Looking at this deal, the Dolphins have already paid $2 million to Finnegan as a signing bonus for the contract, so that's the minimum dead money cap hit for cutting him early. That money is already in Finnegan's bank account, so it has to count against the Dolphins' salary cap eventually. Right now, it's counting $1 million against the 2014 cap and $1 million against the 2015 salary cap because bonus money is pro-rated over the length of the deal (2 years).
Based on what Salguero wrote, it appears that Finnegan's first year's salary is guaranteed partially for injury and partially for skill. Thus, at the end of the final week of training camp, the Dolphins will have a choice.
If they keep Finnegan on the week 1 roster, his 2014 salary becomes fully guaranteed. However, the Dolphins can only cut Finnegan at the end of training camp if they'd rather absorb up to $5.5 million dead cap hit rather than keep him on the roster. My "guess" is Finnegan has a total of $3 million guaranteed as part of his signing bonus and "guaranteed for skill" salary, even if he's cut due to poor play by the end of training camp, but that's a complete guess without an exact breakdown.
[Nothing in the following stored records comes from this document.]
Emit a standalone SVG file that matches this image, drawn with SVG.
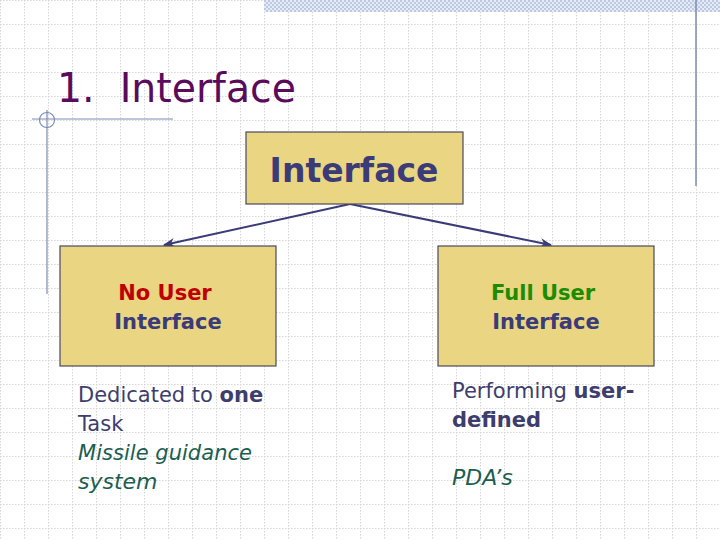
<svg xmlns="http://www.w3.org/2000/svg" width="720" height="540" viewBox="0 0 720 540">
<defs>
<pattern id="grid" width="24" height="24" patternUnits="userSpaceOnUse">
<path d="M0 0.5H24M0.5 0V24" stroke="#d6d6d6" stroke-width="1" stroke-dasharray="1.5 1.5" fill="none"/>
</pattern>
<pattern id="check" width="4" height="4" patternUnits="userSpaceOnUse">
<rect width="4" height="4" fill="#e6ecf6"/>
<rect width="2" height="2" fill="#bcc9e2"/>
<rect x="2" y="2" width="2" height="2" fill="#bcc9e2"/>
</pattern>
<marker id="ah" viewBox="0 0 10 10" refX="9" refY="5" markerWidth="6" markerHeight="6" orient="auto" markerUnits="strokeWidth">
<path d="M0 1L10 5L0 9L3 5Z" fill="#3b3b78"/>
</marker>
</defs>
<style>
.box{fill:#e9d582;stroke:#4a4a5c;stroke-width:1.2}
.h{font-family:"DejaVu Sans",Verdana,sans-serif;font-weight:bold;text-anchor:middle}
.b{font-family:"DejaVu Sans",Verdana,sans-serif;font-size:21px;fill:#3d3d6e}
.i{font-family:"DejaVu Sans",Verdana,sans-serif;font-size:22px;font-style:italic;fill:#1b5e50}
</style>
<rect width="720" height="540" fill="#ffffff"/>
<rect width="720" height="540" fill="url(#grid)"/>
<rect x="264" y="0" width="456" height="12" fill="url(#check)"/>
<line x1="696" y1="0" x2="696" y2="186" stroke="#7d8bb5" stroke-width="1.5"/>
<line x1="47" y1="110" x2="47" y2="294" stroke="#7d8bb5" stroke-width="1.2"/>
<line x1="32" y1="119" x2="173" y2="119" stroke="#7d8bb5" stroke-width="1.2"/>
<circle cx="47" cy="120" r="7.5" fill="none" stroke="#7d8bb5" stroke-width="1.2"/>
<text x="57" y="102" font-family="DejaVu Sans,Verdana,sans-serif" font-size="40" fill="#5a0b5c" textLength="239" lengthAdjust="spacingAndGlyphs" xml:space="preserve">1.  Interface</text>
<g id="connectors" stroke="#3b3b78" stroke-width="2" fill="none">
<line x1="350" y1="204" x2="164" y2="245" marker-end="url(#ah)"/>
<line x1="350" y1="204" x2="551" y2="245" marker-end="url(#ah)"/>
</g>
<g id="node-interface">
<rect class="box" x="246" y="132" width="217" height="72"/>
<text class="h" x="354" y="182" font-size="33" fill="#3b3b78">Interface</text>
</g>
<g id="node-no-user">
<rect class="box" x="60" y="246" width="216" height="120"/>
<text class="h" x="165" y="300" font-size="21" fill="#c00000">No User</text>
<text class="h" x="168" y="329" font-size="21" fill="#3b3b78">Interface</text>
</g>
<g id="node-full-user">
<rect class="box" x="438" y="246" width="216" height="120"/>
<text class="h" x="543" y="300" font-size="21" fill="#1c8c00">Full User</text>
<text class="h" x="546" y="329" font-size="21" fill="#3b3b78">Interface</text>
</g>
<g id="text-left">
<text class="b" x="78" y="402">Dedicated to <tspan font-weight="bold">one</tspan></text>
<text class="b" x="78" y="431">Task</text>
<text class="i" x="78" y="460" textLength="174" lengthAdjust="spacingAndGlyphs">Missile guidance</text>
<text class="i" x="78" y="489">system</text>
</g>
<g id="text-right">
<text class="b" x="452" y="398">Performing <tspan font-weight="bold">user-</tspan></text>
<text class="b" x="452" y="427" font-weight="bold">defined</text>
<text class="i" x="452" y="485">PDA’s</text>
</g>
</svg>
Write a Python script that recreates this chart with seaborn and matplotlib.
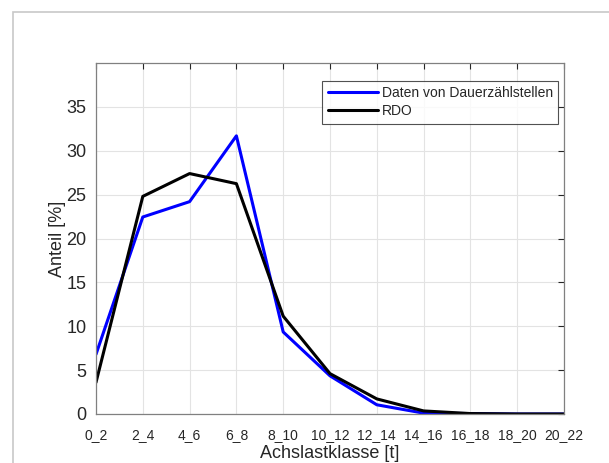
"""
Achslastverteilung: Dauerzählstellen vs. RDO als Linienplot
"""

import matplotlib
matplotlib.use("Agg")
import matplotlib.pyplot as plt
import pandas as pd
import seaborn as sns
from matplotlib.patches import Rectangle

# ============== DATA ==============
KLASSEN = ["0_2", "2_4", "4_6", "6_8", "8_10", "10_12",
           "12_14", "14_16", "16_18", "18_20", "20_22"]
DAUERZAEHL = [6.8, 22.45, 24.2, 31.7, 9.35, 4.35, 1.05, 0.1, 0.05, 0.0, 0.0]
RDO = [3.6, 24.8, 27.4, 26.25, 11.15, 4.6, 1.72, 0.35, 0.05, 0.0, 0.0]
SERIEN = ["Daten von Dauerzählstellen", "RDO"]
Y_TICKS = [0, 5, 10, 15, 20, 25, 30, 35]
# ==================================

df = pd.DataFrame({
    "Klasse": KLASSEN * 2,
    "Anteil": DAUERZAEHL + RDO,
    "Quelle": [SERIEN[0]] * len(KLASSEN) + [SERIEN[1]] * len(KLASSEN),
})

sns.set_style("white")
plt.rcParams["font.family"] = ["Liberation Sans", "DejaVu Sans"]

fig = plt.figure(figsize=(6.09, 4.63), dpi=100)
ax = fig.add_axes([96 / 609, 1 - 414 / 463, (564 - 96) / 609, (414 - 63) / 463])

# grauer Rahmen um die Figure (MATLAB-Export)
fig.patches.append(Rectangle((13 / 609, -0.1), 1.2, 1 - 12.5 / 463 + 0.1,
                             transform=fig.transFigure, fill=False,
                             edgecolor="#c8c8c8", linewidth=1.2, zorder=0))

sns.lineplot(data=df, x="Klasse", y="Anteil", hue="Quelle", hue_order=SERIEN,
             palette=["#0000ff", "#000000"], linewidth=2.2, sort=False, ax=ax)

ax.set_xlim(0, len(KLASSEN) - 1)
ax.set_ylim(0, 40)
ax.set_yticks(Y_TICKS)
ax.tick_params(axis="y", labelsize=13, colors="#262626", direction="in",
               length=4, right=True, width=0.8, pad=7)
ax.tick_params(axis="x", labelsize=10, colors="#262626", direction="in",
               length=4, top=True, width=0.8, pad=10)
ax.grid(True, color="#e3e3e3", linewidth=0.8)
for sp in ax.spines.values():
    sp.set_color("#808080")
    sp.set_linewidth(0.9)
    sp.set_visible(True)

ax.set_xlabel("Achslastklasse [t]", fontsize=13, color="#262626", labelpad=2)
ax.set_ylabel("Anteil [%]", fontsize=13, color="#262626", labelpad=0)

leg = ax.legend(loc="upper right", bbox_to_anchor=(0.988, 0.95), fontsize=10,
                frameon=True, fancybox=False, handlelength=3.6,
                borderpad=0.4, labelspacing=0.3, handletextpad=0.3,
                borderaxespad=0)
leg.get_frame().set_edgecolor("#262626")
leg.get_frame().set_linewidth(0.8)
leg.set_title(None)

fig.savefig("out.png", dpi=100)
plt.close(fig)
The maximum potential dead money cost is $5.5 million, but that's assuming all of the guaranteed money is guaranteed for skill, so it's likely lower than that.
And to editorialize - Yes, it's a significant amount of money. He's not very cheap to cut before the season due to poor play because at a minimum, he'll cost $2 million, and it's likely to be more than that. If he's on the week 1 roster, his total 2014 salary of $3.5 million becomes fully guaranteed, so he ends up earning $5.5 million this year and counting $4.5 million against the cap. $5.5 million is equivalent to #2 cornerback money. He doesn't have to fully return to his Pro Bowl form to justify this year's salary because #1 CBs are getting paid in the $8-12 million per year range, and his contract falls well short of that. However, Finnegan does have to be a good #2 cornerback to live up to the deal.